Cette relation au lieu est d’autant plus forte que ses sculptures n’imposent rien. Elles se glissent dans l’environnement, elles l’écoutent. Le marbre vert sombre devient mousse. Le granit prend la lumière comme une eau stagnante. La matière se fait modeste, opaque, et c’est cette discrétion qui agit. Contrairement à tant d’œuvres contemporaines qui colonisent l’espace, René Mayer laisse ses sculptures s’ajuster, sans plan, sans système. Elles se déposent. Elles prennent leur place par retrait.
Ce rapport de respect — ou d’humilité — n’est pas sans lien avec la manière dont certaines de ses formes ont vu le jour. Dans la série « Viva Viva », inspirée des statuettes polychromes mexicaines, les sculptures en terre cuite peintes évoquent, sans jamais les copier, les masques du carnaval de Bâle. René Mayer connaît ces figures depuis l’enfance. Il les a observées, portées, affrontées dans les rues et les confettis. Leur disproportion, leur bouche béante, leurs couleurs vives, leur pouvoir grotesque mais toujours maîtrisé ont laissé une empreinte. Mais chez lui, rien n’est citation directe : ce sont des rémanences. Ce n’est pas le masque qui est repris, c’est l’attitude, le surgissement, l’énergie condensée dans une tête sans cou ou un œil décalé.
Ce qui les relie — ces masques carnavalesques et les sculptures de René Mayer —, c’est ce que Bakhtine appelait la ‘corporéité festive’ : cette manière qu’a le corps grotesque d’être en transformation, en débordement, en contact permanent avec son monde. Chez René Mayer, la sculpture ne clôt rien. Elle reste ouverte, poreuse, en suspens. Elle n’érige pas un monument, elle invente une place.
En ce sens, les sculptures de René Mayer appartiennent autant au paysage qu’à l’histoire du volume. Elles ne tracent pas une lignée, elles creusent une niche. Une manière d’être au monde par la forme, une forme qui ne cherche pas à briller, mais à rester. Et dans cette manière de s’installer — sans discours, sans emphase —, la sculpture contemporaine et la matière trouvent une possibilité de durée qui ne s’oppose pas au vivant, mais qui s’y accorde.

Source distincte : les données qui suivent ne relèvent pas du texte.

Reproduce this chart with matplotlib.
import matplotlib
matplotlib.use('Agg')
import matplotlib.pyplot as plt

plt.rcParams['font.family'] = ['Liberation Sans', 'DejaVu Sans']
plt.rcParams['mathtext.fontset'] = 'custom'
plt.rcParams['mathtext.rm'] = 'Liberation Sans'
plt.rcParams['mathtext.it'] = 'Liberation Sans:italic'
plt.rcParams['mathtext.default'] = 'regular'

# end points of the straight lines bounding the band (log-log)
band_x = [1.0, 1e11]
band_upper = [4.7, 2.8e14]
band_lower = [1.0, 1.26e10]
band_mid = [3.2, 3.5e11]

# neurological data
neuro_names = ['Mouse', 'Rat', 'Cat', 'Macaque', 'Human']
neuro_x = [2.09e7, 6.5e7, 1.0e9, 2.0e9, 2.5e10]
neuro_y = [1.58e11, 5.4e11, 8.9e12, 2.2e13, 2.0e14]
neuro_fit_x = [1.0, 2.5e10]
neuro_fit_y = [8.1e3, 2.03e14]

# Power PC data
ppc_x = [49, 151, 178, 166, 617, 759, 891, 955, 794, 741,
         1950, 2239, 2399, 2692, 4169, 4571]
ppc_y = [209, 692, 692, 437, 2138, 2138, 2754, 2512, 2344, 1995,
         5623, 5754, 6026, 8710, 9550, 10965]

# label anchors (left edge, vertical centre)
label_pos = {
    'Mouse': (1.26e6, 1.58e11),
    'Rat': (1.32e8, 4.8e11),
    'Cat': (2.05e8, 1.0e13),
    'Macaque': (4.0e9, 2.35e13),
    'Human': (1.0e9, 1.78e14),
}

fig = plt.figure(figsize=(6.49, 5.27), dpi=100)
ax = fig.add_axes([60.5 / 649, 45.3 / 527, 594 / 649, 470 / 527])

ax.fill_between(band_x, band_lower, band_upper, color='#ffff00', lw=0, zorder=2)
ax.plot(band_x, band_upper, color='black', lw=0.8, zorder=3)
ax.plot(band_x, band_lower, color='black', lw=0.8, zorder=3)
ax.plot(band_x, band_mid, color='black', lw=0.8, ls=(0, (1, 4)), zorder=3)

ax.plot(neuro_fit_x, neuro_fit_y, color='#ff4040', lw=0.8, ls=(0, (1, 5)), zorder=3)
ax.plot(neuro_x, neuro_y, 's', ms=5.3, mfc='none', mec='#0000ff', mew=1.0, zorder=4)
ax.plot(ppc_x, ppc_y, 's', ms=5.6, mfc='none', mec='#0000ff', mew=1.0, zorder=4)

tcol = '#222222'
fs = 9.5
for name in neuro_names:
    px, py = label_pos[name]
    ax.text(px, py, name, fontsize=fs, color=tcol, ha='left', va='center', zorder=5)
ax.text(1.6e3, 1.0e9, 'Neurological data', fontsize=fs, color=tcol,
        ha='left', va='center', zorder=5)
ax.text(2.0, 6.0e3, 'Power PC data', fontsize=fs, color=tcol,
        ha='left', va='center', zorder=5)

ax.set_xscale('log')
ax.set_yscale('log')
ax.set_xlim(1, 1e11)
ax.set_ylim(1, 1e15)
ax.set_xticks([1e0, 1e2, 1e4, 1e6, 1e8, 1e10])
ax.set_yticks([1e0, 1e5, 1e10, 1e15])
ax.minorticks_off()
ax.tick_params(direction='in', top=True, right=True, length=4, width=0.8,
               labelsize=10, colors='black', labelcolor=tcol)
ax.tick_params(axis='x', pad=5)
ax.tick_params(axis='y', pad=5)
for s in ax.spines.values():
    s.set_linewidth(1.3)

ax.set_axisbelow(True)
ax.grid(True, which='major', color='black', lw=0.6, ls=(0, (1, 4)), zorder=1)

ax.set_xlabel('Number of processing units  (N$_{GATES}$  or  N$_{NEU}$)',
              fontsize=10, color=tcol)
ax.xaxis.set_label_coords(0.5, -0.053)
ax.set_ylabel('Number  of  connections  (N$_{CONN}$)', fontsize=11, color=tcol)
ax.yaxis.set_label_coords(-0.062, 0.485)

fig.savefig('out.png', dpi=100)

Conclusion – Une forme d’insistance
Dans une époque dominée par l’obligation de célérité, la circulation des signes, la volatilité des images, l’œuvre sculpturale de René Mayer propose une forme de résistance silencieuse. Non pas une opposition théorique ou critique, mais un refus calme de suivre le rythme. Il n’y a rien à démontrer, rien à illustrer, rien à commenter. Juste une forme qui persiste, une présence qu’il faut soutenir — physiquement, mentalement, temporellement. La sculpture contemporaine et la matière ne sont pas pour lui des catégories à thématiser, mais un terrain d’expérience, un champ d’attention.

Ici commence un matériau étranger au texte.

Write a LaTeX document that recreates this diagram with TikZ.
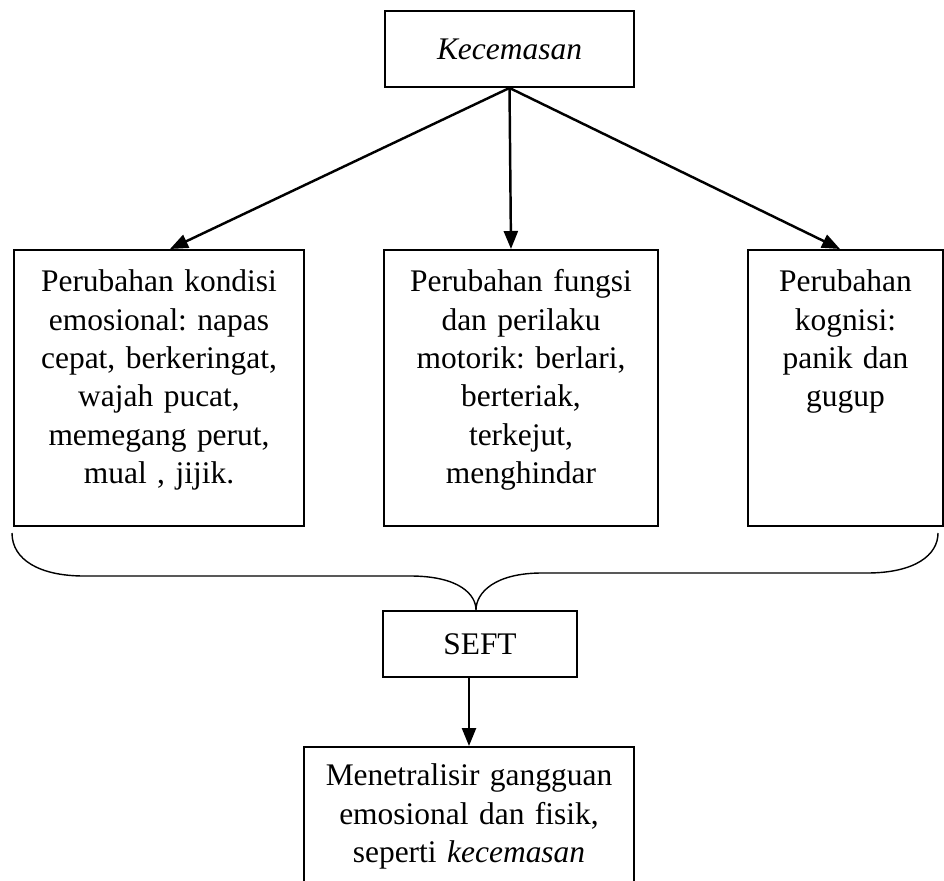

Ce que René Mayer oppose à l’éphémère, ce n’est pas le monumental : c’est la consistance. Pas la lourdeur, mais la pesanteur. Pas la solennité, mais la densité. Ses sculptures, même les plus colorées, ne cherchent pas l’œil, elles cherchent un havre. Même ses pièces les plus ludiques — les « Viva Viva » aux formes lisses et presque dansantes — émargent à cette même nécessité : modeler, déplacer, recommencer, faire tenir. On y retrouve la lissitude du bois flotté, la plasticité d’un souvenir, la liberté improvisée d’un masque de carnaval, mais sans anecdote. C’est une fête sans bruit, une apparition sans spectacle.
Dans les « Marbre & granit », cette volonté prend la forme d’un passage : de la main solitaire à la main collective, du modelé au poli, de l’atelier à la manufacture. La question n’est plus celle de l’auteur, mais de la forme qui se stabilise sans perdre sa singularité. Dans un monde où tout peut être produit, publié, reproduit, René Mayer garde le geste initial comme point d’ancrage. Et même quand l’œuvre est reprise, amplifiée, transposée, elle reste reliée à ce geste-là.
Il y a chez lui quelque chose qui relève de l’artisanat profond, au sens où l’entendait Richard Sennett : ‘un engagement attentif dans le processus de fabrication, qui oblige à ajuster son corps, son esprit, et son temps à ce qu’on est en train de faire.’ René Mayer ne théorise pas. Il travaille. Il sculpte, il ajuste, il oriente, il regarde. Ce qu’il laisse derrière lui, ce sont des formes qui ont traversé l’épreuve de la matière et du regard – qui entrent dans la durée.
Ainsi, ce que propose René Mayer n’est pas un message sculptural, mais une forme d’insistance : une manière d’exister dans la durée, sans emphase. Défaire l’éloquence, réaffirmer la gravité des formes. Ne pas suivre le flux, mais y inscrire un seuil — quelque chose qui ne passe pas, qui oblige à demeurer.